The Farhang Foundation, a Los Angeles nonprofit that promotes Iranian art and culture, commissioned artist Cecil Balmond to create the glittering, silver-and-gold replica of the cylinder named for the ancient Persian king Cyrus the Great.
The city dedicated the $2.2-million sculpture with fireworks and festivities last July 4 — America’s Independence Day. Farhad Mohit, the foundation’s vice chairman, voiced the hope that the Freedom Sculpture will be for Los Angeles what the Statue of Liberty is for New York.
The clay cylinder, excavated in 1879, bears an inscription celebrating Cyrus the Great’s conquest of Babylon in 539 B.C. It reads in part:
My vast troops marched peaceably in Babylon. … I sought the welfare of the city of Babylon and all its sanctuaries. As for the population of Babylon, who as if without divine intention had endured a yoke not decreed for them, I soothed their weariness, I freed them from their bonds.
Cyrus freed the Jews from Babylon, united the ancient people of Medea and the Persians, founded the Achaemenid Dynasty and ruled a vast empire, from the Indus River to the Mediterranean.

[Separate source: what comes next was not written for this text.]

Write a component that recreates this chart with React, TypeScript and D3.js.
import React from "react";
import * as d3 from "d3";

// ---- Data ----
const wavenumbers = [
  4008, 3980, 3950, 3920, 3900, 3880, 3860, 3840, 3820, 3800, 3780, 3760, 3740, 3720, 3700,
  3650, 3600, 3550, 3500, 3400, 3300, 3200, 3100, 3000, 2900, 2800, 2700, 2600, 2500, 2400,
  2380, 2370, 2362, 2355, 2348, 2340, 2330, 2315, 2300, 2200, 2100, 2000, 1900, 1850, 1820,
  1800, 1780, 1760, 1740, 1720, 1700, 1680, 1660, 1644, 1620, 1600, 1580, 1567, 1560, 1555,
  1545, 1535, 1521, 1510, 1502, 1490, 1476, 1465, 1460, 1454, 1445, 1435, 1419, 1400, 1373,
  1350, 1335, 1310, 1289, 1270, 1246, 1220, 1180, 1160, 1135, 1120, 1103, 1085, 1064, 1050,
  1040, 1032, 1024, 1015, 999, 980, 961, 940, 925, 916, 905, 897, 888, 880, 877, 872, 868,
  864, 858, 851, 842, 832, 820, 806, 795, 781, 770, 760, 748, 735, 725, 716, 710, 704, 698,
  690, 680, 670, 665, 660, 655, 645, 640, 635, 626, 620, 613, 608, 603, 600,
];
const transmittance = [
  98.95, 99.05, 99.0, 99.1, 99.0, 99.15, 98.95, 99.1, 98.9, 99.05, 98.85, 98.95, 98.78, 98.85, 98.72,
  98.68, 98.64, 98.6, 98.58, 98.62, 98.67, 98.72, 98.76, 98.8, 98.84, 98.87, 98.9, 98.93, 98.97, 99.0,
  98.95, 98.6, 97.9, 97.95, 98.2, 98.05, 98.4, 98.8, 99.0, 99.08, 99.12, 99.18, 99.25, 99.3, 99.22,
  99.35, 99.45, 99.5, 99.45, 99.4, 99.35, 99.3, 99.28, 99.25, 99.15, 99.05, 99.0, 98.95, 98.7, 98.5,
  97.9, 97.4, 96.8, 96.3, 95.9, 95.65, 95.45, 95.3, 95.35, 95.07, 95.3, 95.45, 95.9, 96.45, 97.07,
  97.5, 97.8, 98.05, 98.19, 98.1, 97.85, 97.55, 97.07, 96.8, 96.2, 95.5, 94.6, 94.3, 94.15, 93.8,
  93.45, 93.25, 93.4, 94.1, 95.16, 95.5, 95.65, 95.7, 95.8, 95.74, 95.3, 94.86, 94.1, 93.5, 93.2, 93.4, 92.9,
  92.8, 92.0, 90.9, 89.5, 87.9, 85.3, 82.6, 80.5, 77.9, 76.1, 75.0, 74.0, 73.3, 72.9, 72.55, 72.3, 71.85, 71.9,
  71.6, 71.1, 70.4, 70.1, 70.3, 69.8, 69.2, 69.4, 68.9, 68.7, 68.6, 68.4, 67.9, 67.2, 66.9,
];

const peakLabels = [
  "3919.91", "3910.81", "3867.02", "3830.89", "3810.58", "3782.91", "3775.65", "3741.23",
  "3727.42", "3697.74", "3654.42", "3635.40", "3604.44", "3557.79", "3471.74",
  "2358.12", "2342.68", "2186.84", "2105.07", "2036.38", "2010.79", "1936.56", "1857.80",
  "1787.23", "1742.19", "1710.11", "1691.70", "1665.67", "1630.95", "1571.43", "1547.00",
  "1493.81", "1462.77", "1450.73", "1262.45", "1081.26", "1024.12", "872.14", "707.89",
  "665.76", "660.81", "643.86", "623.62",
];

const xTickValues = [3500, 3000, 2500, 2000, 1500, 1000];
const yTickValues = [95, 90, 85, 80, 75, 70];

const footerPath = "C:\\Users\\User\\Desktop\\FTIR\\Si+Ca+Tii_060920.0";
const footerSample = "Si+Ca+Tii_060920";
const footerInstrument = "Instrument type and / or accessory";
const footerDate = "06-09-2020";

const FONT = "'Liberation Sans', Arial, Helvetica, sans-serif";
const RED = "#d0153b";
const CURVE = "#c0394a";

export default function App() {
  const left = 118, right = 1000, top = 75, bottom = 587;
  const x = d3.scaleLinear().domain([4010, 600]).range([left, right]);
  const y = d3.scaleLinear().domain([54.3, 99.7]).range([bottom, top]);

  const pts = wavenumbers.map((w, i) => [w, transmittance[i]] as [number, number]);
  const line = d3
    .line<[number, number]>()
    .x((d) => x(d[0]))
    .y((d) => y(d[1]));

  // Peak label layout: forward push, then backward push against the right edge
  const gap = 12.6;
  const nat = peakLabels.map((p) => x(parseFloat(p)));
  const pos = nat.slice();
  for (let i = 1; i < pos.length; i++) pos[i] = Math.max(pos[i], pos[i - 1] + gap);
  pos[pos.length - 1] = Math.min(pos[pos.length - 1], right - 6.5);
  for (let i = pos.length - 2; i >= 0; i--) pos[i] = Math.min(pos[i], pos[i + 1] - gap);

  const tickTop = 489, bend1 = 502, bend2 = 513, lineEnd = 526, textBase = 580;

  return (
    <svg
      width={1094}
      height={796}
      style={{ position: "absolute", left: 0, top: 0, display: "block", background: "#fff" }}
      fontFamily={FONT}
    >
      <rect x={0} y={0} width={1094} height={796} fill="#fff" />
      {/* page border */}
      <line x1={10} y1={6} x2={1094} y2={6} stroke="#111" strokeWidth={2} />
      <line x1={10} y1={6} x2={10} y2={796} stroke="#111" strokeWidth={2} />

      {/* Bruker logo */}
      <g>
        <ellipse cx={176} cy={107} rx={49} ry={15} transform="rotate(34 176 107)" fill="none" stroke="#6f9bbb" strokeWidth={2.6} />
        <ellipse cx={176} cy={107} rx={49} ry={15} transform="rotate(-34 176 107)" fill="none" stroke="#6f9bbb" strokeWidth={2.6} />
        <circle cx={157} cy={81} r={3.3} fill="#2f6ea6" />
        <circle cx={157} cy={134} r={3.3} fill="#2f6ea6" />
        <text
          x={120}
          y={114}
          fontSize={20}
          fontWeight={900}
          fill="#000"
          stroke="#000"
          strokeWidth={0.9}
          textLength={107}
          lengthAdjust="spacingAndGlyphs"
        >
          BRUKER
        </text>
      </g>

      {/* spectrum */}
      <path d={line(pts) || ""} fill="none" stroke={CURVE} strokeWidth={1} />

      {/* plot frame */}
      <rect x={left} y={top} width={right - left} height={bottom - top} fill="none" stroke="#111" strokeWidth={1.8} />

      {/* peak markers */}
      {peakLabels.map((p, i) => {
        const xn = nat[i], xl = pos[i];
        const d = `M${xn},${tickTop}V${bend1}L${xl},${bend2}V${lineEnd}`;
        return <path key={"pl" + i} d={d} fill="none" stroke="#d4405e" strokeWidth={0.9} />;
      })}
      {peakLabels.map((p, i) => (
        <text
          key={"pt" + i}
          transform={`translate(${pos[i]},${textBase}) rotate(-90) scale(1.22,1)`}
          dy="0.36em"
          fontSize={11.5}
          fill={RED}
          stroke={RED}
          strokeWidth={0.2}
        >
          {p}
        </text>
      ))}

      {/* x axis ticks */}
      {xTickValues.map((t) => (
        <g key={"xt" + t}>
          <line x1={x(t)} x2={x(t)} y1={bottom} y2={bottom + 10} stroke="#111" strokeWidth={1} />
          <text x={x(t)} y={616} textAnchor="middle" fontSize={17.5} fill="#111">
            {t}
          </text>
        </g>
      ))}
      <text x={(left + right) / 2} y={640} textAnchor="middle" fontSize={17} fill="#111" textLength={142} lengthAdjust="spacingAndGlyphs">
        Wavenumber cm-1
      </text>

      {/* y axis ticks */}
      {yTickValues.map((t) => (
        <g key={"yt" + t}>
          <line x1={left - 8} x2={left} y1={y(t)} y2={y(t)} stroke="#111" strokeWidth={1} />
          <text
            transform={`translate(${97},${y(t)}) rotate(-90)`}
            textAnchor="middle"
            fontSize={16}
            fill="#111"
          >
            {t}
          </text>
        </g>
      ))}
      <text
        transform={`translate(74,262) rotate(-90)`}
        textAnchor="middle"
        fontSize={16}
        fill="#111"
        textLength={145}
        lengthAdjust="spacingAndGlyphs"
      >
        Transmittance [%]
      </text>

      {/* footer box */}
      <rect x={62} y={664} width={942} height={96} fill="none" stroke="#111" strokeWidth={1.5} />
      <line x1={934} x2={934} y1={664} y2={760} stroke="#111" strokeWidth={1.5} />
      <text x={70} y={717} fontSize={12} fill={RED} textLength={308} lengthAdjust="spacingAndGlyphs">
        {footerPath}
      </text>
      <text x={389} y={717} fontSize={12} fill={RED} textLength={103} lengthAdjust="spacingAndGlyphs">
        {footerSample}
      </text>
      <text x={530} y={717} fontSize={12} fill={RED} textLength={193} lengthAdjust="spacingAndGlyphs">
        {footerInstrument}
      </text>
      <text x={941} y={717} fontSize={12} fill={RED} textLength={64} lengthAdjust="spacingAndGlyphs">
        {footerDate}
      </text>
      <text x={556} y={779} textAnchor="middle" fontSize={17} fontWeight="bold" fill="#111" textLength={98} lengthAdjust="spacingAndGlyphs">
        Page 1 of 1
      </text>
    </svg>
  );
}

Today he’s regarded as a pioneer in human rights for respecting all religions and condemning forced labor.
At the dedication of the Freedom Sculpture in a Santa Monica Boulevard plaza, speakers made special note of Cyrus the Great’s influence on American political history. Thomas Jefferson kept two copies of the Cyropaedia, the classical biography of Cyrus the Great, in his library, and notes in the margins indicate he studied the Persian ruler’s example while drafting the Declaration of Independence.
Iranian Americans celebrate Cyrus the Great Day each October on the date of the conquest of Babylon, and his name lives on in other ways. Cyrus is the 427th most popular name in the United States for baby boys, according to government records.